## [Given records]

::::::

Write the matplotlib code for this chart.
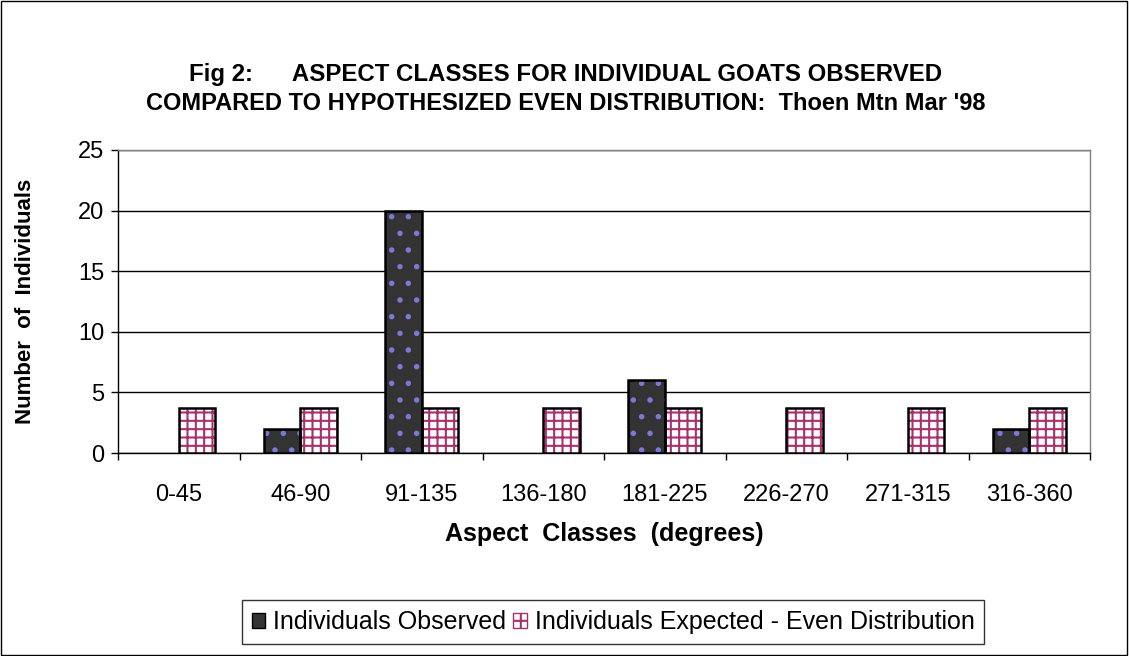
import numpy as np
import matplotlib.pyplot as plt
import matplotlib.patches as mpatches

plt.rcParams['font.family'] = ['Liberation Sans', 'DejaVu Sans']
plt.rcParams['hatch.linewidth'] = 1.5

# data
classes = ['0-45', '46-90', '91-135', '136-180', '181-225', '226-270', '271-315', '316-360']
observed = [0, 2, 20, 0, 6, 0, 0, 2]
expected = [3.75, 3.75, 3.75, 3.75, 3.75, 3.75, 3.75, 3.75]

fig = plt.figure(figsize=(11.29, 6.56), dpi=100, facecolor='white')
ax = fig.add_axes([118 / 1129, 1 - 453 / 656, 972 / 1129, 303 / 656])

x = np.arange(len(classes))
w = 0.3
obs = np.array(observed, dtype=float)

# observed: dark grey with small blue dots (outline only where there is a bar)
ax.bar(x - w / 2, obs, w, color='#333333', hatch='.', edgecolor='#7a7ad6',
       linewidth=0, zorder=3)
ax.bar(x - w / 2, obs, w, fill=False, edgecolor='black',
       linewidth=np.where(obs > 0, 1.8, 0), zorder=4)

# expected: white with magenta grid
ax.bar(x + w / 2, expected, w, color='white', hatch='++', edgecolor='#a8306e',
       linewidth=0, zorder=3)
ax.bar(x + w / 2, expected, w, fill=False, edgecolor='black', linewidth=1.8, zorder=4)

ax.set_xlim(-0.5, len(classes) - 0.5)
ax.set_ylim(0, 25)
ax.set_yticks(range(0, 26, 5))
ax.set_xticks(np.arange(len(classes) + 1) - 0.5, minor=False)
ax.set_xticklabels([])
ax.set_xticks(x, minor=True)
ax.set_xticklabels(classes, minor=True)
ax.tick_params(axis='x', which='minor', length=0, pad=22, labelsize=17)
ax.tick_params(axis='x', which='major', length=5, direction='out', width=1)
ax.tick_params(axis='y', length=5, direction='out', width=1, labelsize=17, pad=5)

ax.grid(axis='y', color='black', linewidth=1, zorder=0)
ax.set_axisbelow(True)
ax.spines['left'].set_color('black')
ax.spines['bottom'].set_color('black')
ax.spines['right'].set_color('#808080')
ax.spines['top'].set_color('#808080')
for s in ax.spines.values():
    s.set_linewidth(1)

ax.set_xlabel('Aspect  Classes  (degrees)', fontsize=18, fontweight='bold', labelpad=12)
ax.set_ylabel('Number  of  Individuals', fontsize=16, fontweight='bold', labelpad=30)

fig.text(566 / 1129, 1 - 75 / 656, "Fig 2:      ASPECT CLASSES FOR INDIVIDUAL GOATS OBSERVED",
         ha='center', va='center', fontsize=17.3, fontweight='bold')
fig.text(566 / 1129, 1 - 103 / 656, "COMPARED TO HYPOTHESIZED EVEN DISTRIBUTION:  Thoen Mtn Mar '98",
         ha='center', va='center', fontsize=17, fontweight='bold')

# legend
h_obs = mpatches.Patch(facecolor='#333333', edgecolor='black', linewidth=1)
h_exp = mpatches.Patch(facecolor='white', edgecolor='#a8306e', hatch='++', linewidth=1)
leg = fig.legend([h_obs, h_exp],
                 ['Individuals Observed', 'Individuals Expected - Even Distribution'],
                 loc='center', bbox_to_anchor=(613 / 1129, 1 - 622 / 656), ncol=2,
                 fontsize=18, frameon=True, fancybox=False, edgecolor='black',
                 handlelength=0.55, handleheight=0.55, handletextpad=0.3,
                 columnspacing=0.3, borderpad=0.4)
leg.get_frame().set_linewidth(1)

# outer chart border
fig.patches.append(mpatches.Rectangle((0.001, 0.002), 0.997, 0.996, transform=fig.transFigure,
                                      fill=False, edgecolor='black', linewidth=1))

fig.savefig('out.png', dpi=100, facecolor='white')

::::::

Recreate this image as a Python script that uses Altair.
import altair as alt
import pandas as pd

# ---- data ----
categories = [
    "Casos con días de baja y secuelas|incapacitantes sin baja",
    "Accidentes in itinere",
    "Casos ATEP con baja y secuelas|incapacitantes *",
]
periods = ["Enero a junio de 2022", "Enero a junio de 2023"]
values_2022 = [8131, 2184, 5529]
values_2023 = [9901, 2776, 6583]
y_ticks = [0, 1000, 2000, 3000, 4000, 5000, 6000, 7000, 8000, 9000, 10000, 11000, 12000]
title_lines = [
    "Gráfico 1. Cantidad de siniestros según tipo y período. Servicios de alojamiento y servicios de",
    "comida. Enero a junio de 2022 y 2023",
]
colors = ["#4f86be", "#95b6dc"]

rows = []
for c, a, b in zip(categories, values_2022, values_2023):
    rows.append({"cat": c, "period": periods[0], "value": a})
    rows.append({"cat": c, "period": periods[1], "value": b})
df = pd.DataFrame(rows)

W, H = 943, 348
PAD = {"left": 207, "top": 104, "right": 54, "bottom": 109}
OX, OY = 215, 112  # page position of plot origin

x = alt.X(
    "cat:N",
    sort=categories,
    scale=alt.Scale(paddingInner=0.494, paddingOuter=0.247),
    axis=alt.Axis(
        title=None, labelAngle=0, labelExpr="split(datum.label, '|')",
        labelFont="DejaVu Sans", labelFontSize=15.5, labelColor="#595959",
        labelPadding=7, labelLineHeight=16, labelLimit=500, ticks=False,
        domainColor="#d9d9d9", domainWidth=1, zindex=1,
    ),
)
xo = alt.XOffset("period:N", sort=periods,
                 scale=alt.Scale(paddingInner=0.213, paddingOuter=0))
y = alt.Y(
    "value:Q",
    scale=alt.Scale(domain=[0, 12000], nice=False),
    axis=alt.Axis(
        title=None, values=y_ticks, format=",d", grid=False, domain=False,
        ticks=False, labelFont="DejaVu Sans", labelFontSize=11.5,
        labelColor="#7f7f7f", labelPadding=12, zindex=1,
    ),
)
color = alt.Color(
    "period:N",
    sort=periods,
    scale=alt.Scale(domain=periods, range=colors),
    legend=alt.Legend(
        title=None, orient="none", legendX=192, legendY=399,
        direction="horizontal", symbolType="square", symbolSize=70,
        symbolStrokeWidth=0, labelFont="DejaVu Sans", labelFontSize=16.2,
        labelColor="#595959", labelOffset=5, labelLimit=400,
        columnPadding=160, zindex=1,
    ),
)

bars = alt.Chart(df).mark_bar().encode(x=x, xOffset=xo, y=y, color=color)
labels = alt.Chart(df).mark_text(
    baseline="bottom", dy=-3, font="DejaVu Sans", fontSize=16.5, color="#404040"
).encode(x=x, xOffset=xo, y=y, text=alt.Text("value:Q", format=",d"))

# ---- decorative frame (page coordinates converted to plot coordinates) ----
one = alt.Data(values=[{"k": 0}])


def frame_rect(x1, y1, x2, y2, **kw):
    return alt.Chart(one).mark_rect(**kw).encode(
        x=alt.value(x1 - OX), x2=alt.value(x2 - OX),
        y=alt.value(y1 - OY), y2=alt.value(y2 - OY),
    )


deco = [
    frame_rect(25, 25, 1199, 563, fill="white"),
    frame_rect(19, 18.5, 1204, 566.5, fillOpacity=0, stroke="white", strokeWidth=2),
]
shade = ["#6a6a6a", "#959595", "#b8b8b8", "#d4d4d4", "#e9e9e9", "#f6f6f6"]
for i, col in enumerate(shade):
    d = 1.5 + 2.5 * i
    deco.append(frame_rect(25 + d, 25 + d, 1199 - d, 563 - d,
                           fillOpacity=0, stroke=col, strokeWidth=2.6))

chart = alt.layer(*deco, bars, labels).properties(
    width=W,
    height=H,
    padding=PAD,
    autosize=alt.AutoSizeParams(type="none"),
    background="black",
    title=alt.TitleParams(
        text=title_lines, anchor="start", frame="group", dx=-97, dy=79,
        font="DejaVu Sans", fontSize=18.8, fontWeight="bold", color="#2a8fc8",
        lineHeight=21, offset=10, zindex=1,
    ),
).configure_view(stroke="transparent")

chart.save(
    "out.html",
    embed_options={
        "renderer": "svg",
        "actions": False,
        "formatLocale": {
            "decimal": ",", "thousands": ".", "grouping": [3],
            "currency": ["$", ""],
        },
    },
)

::::::

## [Requirements]
Everything from the line with "Write the matplotlib code for this chart." down to the line with "obs = np.array(observed, dtype=float)" in the data above should be copied exactly, with both end lines kept and the pictures left out.

## [Solved exercise]
Write the matplotlib code for this chart.
import numpy as np
import matplotlib.pyplot as plt
import matplotlib.patches as mpatches

plt.rcParams['font.family'] = ['Liberation Sans', 'DejaVu Sans']
plt.rcParams['hatch.linewidth'] = 1.5

# data
classes = ['0-45', '46-90', '91-135', '136-180', '181-225', '226-270', '271-315', '316-360']
observed = [0, 2, 20, 0, 6, 0, 0, 2]
expected = [3.75, 3.75, 3.75, 3.75, 3.75, 3.75, 3.75, 3.75]

fig = plt.figure(figsize=(11.29, 6.56), dpi=100, facecolor='white')
ax = fig.add_axes([118 / 1129, 1 - 453 / 656, 972 / 1129, 303 / 656])

x = np.arange(len(classes))
w = 0.3
obs = np.array(observed, dtype=float)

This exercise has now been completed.